Mayor of Nelson Mandela Bay
- In office 26 May 2023 – 31 October 2024
- Preceded by: Retief Odendaal
- Succeeded by: Babalwa Lobishe

Speaker of Nelson Mandela Bay
- In office 22 November 2021 – 26 May 2023
- Preceded by: Jonathan Lawack
- Succeeded by: Eugene Johnson

President of the Northern Alliance renamed National Alliance
- Incumbent
- Assumed office March 2021
- Preceded by: Party established

Deputy Mayor of Nelson Mandela Bay
- Incumbent
- Assumed office 1 November 2024
- Preceded by: Babalwa Lobishe

Personal details
- Born: Gqeberha
- Party: National Alliance

= Gary van Niekerk =

South African politician

Gary van Niekerk is a South African politician who has been the Mayor of Nelson Mandela Bay from May 2023 until October 2024. Previously, he had served as the municipality's council speaker from November 2021 until May 2023. Van Niekerk is the current president of the National Alliance (previously named the Northern Alliance).

==Political career==
In March 2021, Van Niekerk was appointed president of the Northern Alliance, a party that was established in August 2020 to represent the interests of the residents in the northern areas of Nelson Mandela Bay and later renamed as the National Alliance. In the local government elections held on 1 November 2021, the Northern Alliance won three seats on the Nelson Mandela Bay council. No party won a majority on the council again and Van Niekerk was selected to become a councillor for the NA.

During the first council meeting on 22 November 2021, Van Niekerk was elected as speaker of the council with the support of the African National Congress councillors and a bloc consisting of the councillors of smaller parties such as GOOD, the African Integrity Movement, the African Independent Congress, the United Democratic Movement, the Defenders of the People and the Pan-Africanist Congress of Azania. The ANC-led minority coalition was removed in September 2022 after the Northern Alliance and other political parties left the coalition. A Democratic Alliance-led coalition then took over control of the municipality and Van Niekerk remained as speaker.

In April 2023, the GOOD and UDM councillors filed a motion of no confidence against Van Niekerk over the alleged misuse of a municipal vehicle. Van Niekerk said that he would remain part of the DA-led coalition. The following month, he switched political allegiances from the DA to the ANC/EFF bloc amid a pending motion of no confidence against DA mayor Retief Odendaal. The ANC made it known on 16 May 2023 that they would support Van Niekerk to succeed Odendaal as mayor, if the motion of no confidence against Odendaal were to succeed. The motion was heard on 26 May 2023, and succeeded with Odendaal being removed as mayor.
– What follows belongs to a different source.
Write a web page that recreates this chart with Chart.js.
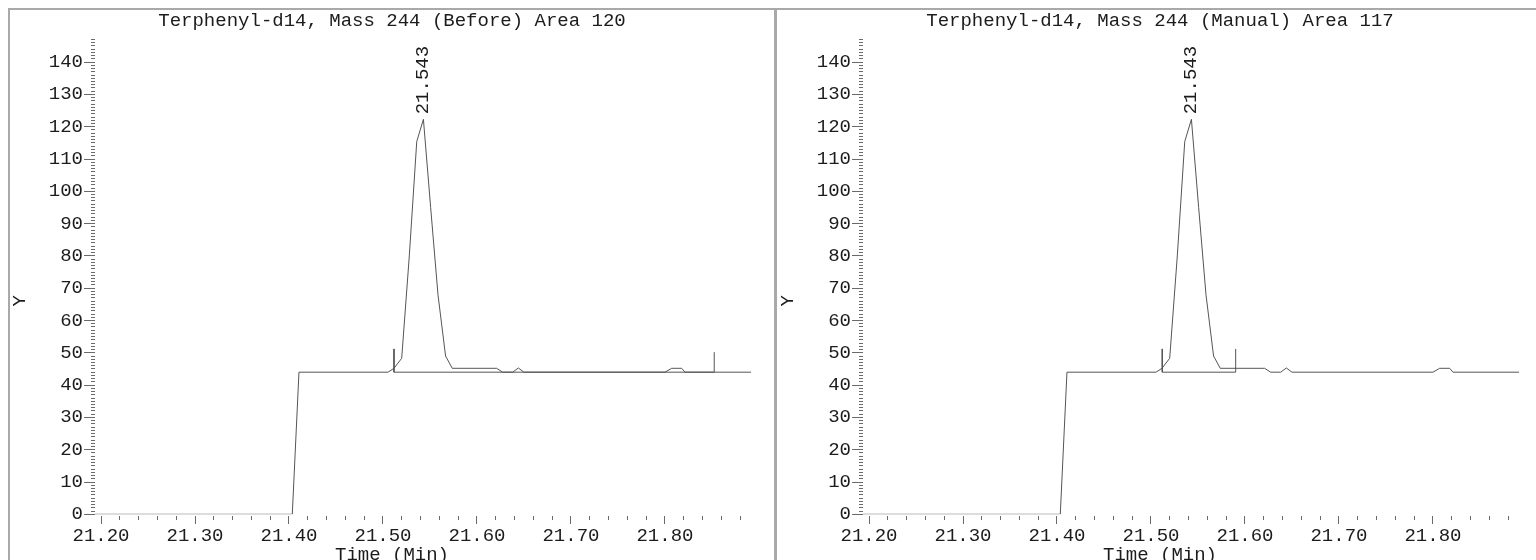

In the subsequent mayoral election held on the same day, Van Niekerk was nominated to stand against Odendaal. Van Niekerk was elected mayor in a vote that went 64 votes for him and 55 votes for Odendaal.

===Party infighting===
In October 2023, a rival faction in the National Alliance declared van Niekerk's membership of the party completely terminated. Nelson Mandela Bay speaker Noxolo Nqwazi declared van Niekerk's seat vacant. Van Niekerk is challenging both decisions.